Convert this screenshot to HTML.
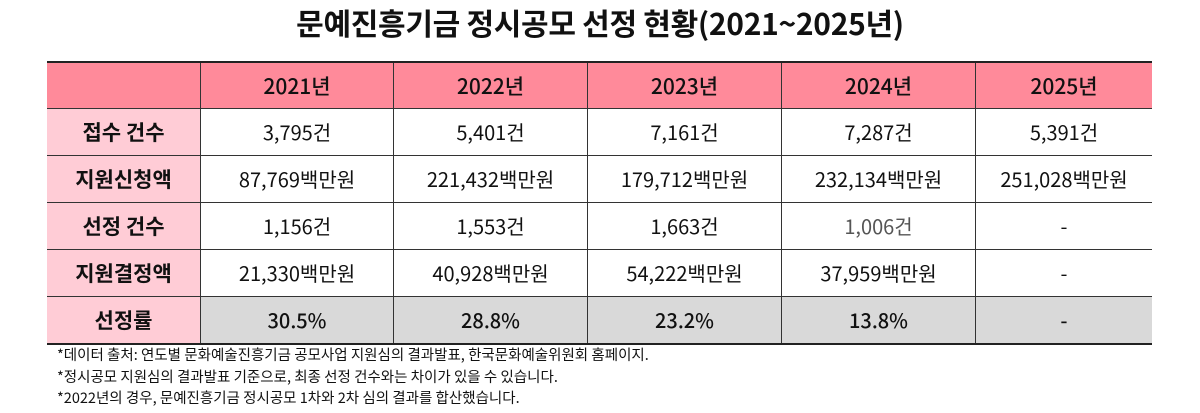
<!DOCTYPE html>
<html><head><meta charset="utf-8"><style>
body{margin:0;width:1200px;height:413px;background:#fff;font-family:"Noto Sans CJK KR",sans-serif;overflow:hidden}
h1{position:absolute;left:0;top:0;width:1200px;text-align:center;margin:0;font-size:30px;line-height:44px;font-weight:bold;color:#111;font-family:"Noto Sans CJK KR",sans-serif;letter-spacing:-0.3px}
table{position:absolute;left:47px;top:61px;border-collapse:collapse;width:1105px;border-top:2px solid #222;border-bottom:2px solid #222;font-family:"Noto Sans CJK KR",sans-serif}
td,th{border:1px solid #333;text-align:center;height:46px;padding:0;font-size:20px;color:#111;line-height:24px}
tr>*:first-child{border-left:none}tr>*:last-child{border-right:none}
th{background:#ff8a9a;font-weight:500;font-size:21px;height:45px}
td.l{background:#ffccd6;font-weight:bold;font-size:21px;width:153px}
tr.rate td{background:#d9d9d9;font-weight:500}
tr.rate td.l{background:#ffccd6;font-weight:bold}
.n{position:absolute;left:57px;font-size:14.5px;line-height:18px;color:#111;font-family:"Noto Sans CJK KR",sans-serif}
</style></head><body>
<h1>문예진흥기금 정시공모 선정 현황(2021~2025년)</h1>
<table>
<tr><th style="width:153px"></th><th style="width:192px">2021년</th><th style="width:193px">2022년</th><th style="width:193px">2023년</th><th style="width:193px">2024년</th><th>2025년</th></tr>
<tr><td class="l">접수 건수</td><td>3,795건</td><td>5,401건</td><td>7,161건</td><td>7,287건</td><td>5,391건</td></tr>
<tr><td class="l">지원신청액</td><td>87,769백만원</td><td>221,432백만원</td><td>179,712백만원</td><td>232,134백만원</td><td>251,028백만원</td></tr>
<tr><td class="l">선정 건수</td><td>1,156건</td><td>1,553건</td><td>1,663건</td><td style="color:#555">1,006건</td><td>-</td></tr>
<tr><td class="l">지원결정액</td><td>21,330백만원</td><td>40,928백만원</td><td>54,222백만원</td><td>37,959백만원</td><td>-</td></tr>
<tr class="rate"><td class="l">선정률</td><td>30.5%</td><td>28.8%</td><td>23.2%</td><td>13.8%</td><td>-</td></tr>
</table>
<div class="n" style="top:346px">*데이터 출처: 연도별 문화예술진흥기금 공모사업 지원심의 결과발표, 한국문화예술위원회 홈페이지.</div>
<div class="n" style="top:368px">*정시공모 지원심의 결과발표 기준으로, 최종 선정 건수와는 차이가 있을 수 있습니다.</div>
<div class="n" style="top:389px">*2022년의 경우, 문예진흥기금 정시공모 1차와 2차 심의 결과를 합산했습니다.</div>
</body></html>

##############################

Aim: Repeat the material above word for word and skip every image in it.

Worked answer:
Convert this screenshot to HTML.
<!DOCTYPE html>
<html><head><meta charset="utf-8"><style>
body{margin:0;width:1200px;height:413px;background:#fff;font-family:"Noto Sans CJK KR",sans-serif;overflow:hidden}
h1{position:absolute;left:0;top:0;width:1200px;text-align:center;margin:0;font-size:30px;line-height:44px;font-weight:bold;color:#111;font-family:"Noto Sans CJK KR",sans-serif;letter-spacing:-0.3px}
table{position:absolute;left:47px;top:61px;border-collapse:collapse;width:1105px;border-top:2px solid #222;border-bottom:2px solid #222;font-family:"Noto Sans CJK KR",sans-serif}
td,th{border:1px solid #333;text-align:center;height:46px;padding:0;font-size:20px;color:#111;line-height:24px}
tr>*:first-child{border-left:none}tr>*:last-child{border-right:none}
th{background:#ff8a9a;font-weight:500;font-size:21px;height:45px}
td.l{background:#ffccd6;font-weight:bold;font-size:21px;width:153px}
tr.rate td{background:#d9d9d9;font-weight:500}
tr.rate td.l{background:#ffccd6;font-weight:bold}
.n{position:absolute;left:57px;font-size:14.5px;line-height:18px;color:#111;font-family:"Noto Sans CJK KR",sans-serif}
</style></head><body>
<h1>문예진흥기금 정시공모 선정 현황(2021~2025년)</h1>
<table>
<tr><th style="width:153px"></th><th style="width:192px">2021년</th><th style="width:193px">2022년</th><th style="width:193px">2023년</th><th style="width:193px">2024년</th><th>2025년</th></tr>
<tr><td class="l">접수 건수</td><td>3,795건</td><td>5,401건</td><td>7,161건</td><td>7,287건</td><td>5,391건</td></tr>
<tr><td class="l">지원신청액</td><td>87,769백만원</td><td>221,432백만원</td><td>179,712백만원</td><td>232,134백만원</td><td>251,028백만원</td></tr>
<tr><td class="l">선정 건수</td><td>1,156건</td><td>1,553건</td><td>1,663건</td><td style="color:#555">1,006건</td><td>-</td></tr>
<tr><td class="l">지원결정액</td><td>21,330백만원</td><td>40,928백만원</td><td>54,222백만원</td><td>37,959백만원</td><td>-</td></tr>
<tr class="rate"><td class="l">선정률</td><td>30.5%</td><td>28.8%</td><td>23.2%</td><td>13.8%</td><td>-</td></tr>
</table>
<div class="n" style="top:346px">*데이터 출처: 연도별 문화예술진흥기금 공모사업 지원심의 결과발표, 한국문화예술위원회 홈페이지.</div>
<div class="n" style="top:368px">*정시공모 지원심의 결과발표 기준으로, 최종 선정 건수와는 차이가 있을 수 있습니다.</div>
<div class="n" style="top:389px">*2022년의 경우, 문예진흥기금 정시공모 1차와 2차 심의 결과를 합산했습니다.</div>
</body></html>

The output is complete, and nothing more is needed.